◆ **What you have to do**
Identify each line containing the word "this" and copy it.

◆ **Given data**

-.-.-

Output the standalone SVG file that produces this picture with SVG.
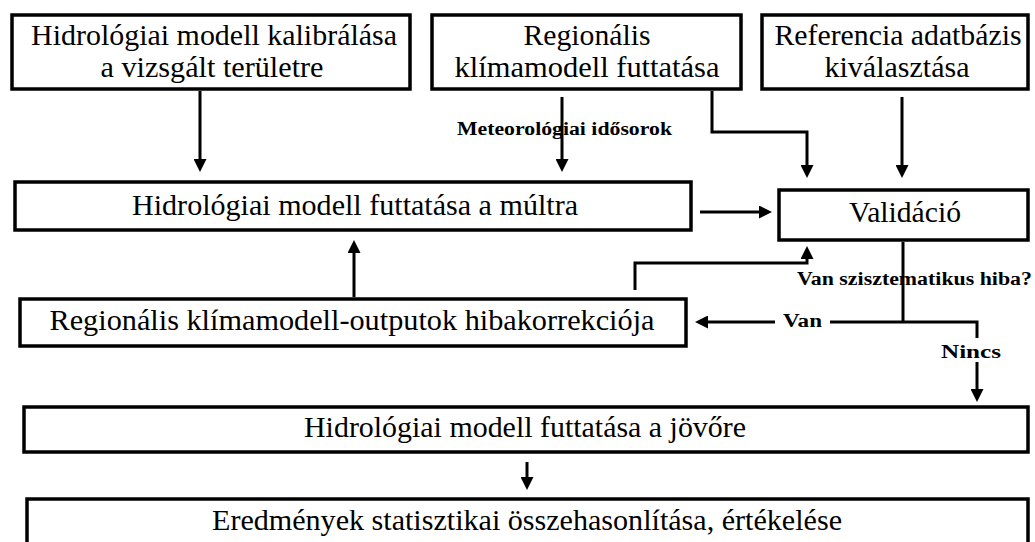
<svg xmlns="http://www.w3.org/2000/svg" width="1035" height="542" viewBox="0 0 1035 542">
<style>
.box{fill:#fff;stroke:#000;stroke-width:3.5}
.t{font-family:"Liberation Serif","Times New Roman",serif;font-size:30px;fill:#000;text-anchor:middle}
.l{font-family:"Liberation Serif","Times New Roman",serif;font-size:18px;font-weight:bold;fill:#000;text-anchor:middle}
.c{fill:none;stroke:#000;stroke-width:3}
</style>
<defs>
<marker id="ah" markerUnits="userSpaceOnUse" markerWidth="14" markerHeight="13" refX="3" refY="6.5" orient="auto">
<path d="M0,0 L13,6.5 L0,13 z" fill="#000"/>
</marker>
</defs>
<rect width="1035" height="542" fill="#fff"/>
<g id="n1"><rect class="box" x="12" y="15" width="398" height="74"/>
<text class="t" x="214" y="45" textLength="366" lengthAdjust="spacingAndGlyphs">Hidrológiai modell kalibrálása</text>
<text class="t" x="212" y="77" textLength="223" lengthAdjust="spacingAndGlyphs">a vizsgált területre</text></g>
<g id="n2"><rect class="box" x="432" y="15" width="309" height="74"/>
<text class="t" x="587" y="45" textLength="127" lengthAdjust="spacingAndGlyphs">Regionális</text>
<text class="t" x="587" y="77" textLength="265" lengthAdjust="spacingAndGlyphs">klímamodell futtatása</text></g>
<g id="n3"><rect class="box" x="762" y="15" width="266" height="74"/>
<text class="t" x="898" y="45" textLength="247" lengthAdjust="spacingAndGlyphs">Referencia adatbázis</text>
<text class="t" x="897" y="77" textLength="145" lengthAdjust="spacingAndGlyphs">kiválasztása</text></g>
<g id="n4"><rect class="box" x="15" y="182" width="676" height="48"/>
<text class="t" x="355" y="215" textLength="446" lengthAdjust="spacingAndGlyphs">Hidrológiai modell futtatása a múltra</text></g>
<g id="n5"><rect class="box" x="779" y="190" width="249" height="50"/>
<text class="t" x="905" y="222" textLength="112" lengthAdjust="spacingAndGlyphs">Validáció</text></g>
<g id="n6"><rect class="box" x="20" y="299" width="666" height="47"/>
<text class="t" x="352" y="330" textLength="605" lengthAdjust="spacingAndGlyphs">Regionális klímamodell-outputok hibakorrekciója</text></g>
<g id="n7"><rect class="box" x="24" y="407" width="1004" height="45"/>
<text class="t" x="525" y="437" textLength="442" lengthAdjust="spacingAndGlyphs">Hidrológiai modell futtatása a jövőre</text></g>
<g id="n8"><rect class="box" x="27" y="499" width="1001" height="60"/>
<text class="t" x="527" y="530" textLength="630" lengthAdjust="spacingAndGlyphs">Eredmények statisztikai összehasonlítása, értékelése</text></g>
<g id="connectors">
<path class="c" d="M200 91 V162" marker-end="url(#ah)"/>
<path class="c" d="M562 97 V162" marker-end="url(#ah)"/>
<path class="c" d="M712 91 V132 H807 V168" marker-end="url(#ah)"/>
<path class="c" d="M902 97 V168" marker-end="url(#ah)"/>
<path class="c" d="M700 212 H762" marker-end="url(#ah)"/>
<path class="c" d="M354 297 V250" marker-end="url(#ah)"/>
<path class="c" d="M635 290 V263 H807 V256" marker-end="url(#ah)"/>
<path class="c" d="M903 242 V322"/>
<path class="c" d="M830 322 H977 V338"/>
<path class="c" d="M775 322 H705" marker-end="url(#ah)"/>
<path class="c" d="M977 362 V392" marker-end="url(#ah)"/>
<path class="c" d="M527 462 V480" marker-end="url(#ah)"/>
<text class="l" x="564.5" y="135" textLength="215" lengthAdjust="spacingAndGlyphs">Meteorológiai idősorok</text>
<text class="l" x="914.5" y="285" textLength="235" lengthAdjust="spacingAndGlyphs">Van szisztematikus hiba?</text>
<text class="l" x="802.5" y="327" textLength="39" lengthAdjust="spacingAndGlyphs">Van</text>
<text class="l" x="971" y="358" textLength="60" lengthAdjust="spacingAndGlyphs">Nincs</text>
</g>
</svg>
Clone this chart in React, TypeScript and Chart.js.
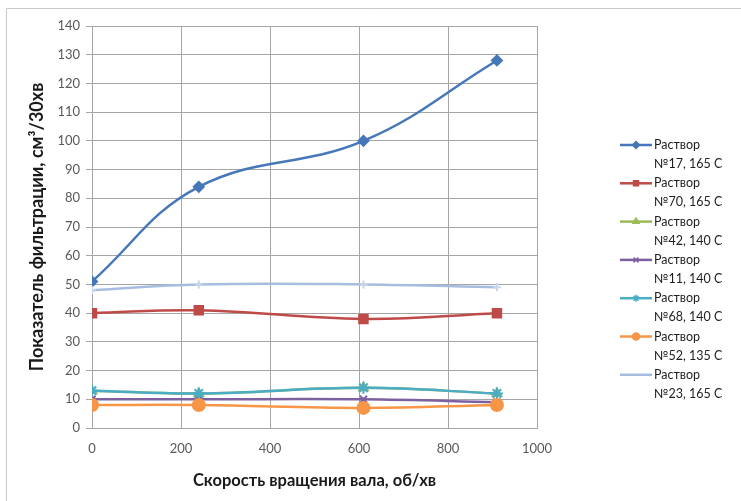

-.-.-

◆ **Written answer**
Output the standalone SVG file that produces this picture with SVG.
Clone this chart in React, TypeScript and Chart.js.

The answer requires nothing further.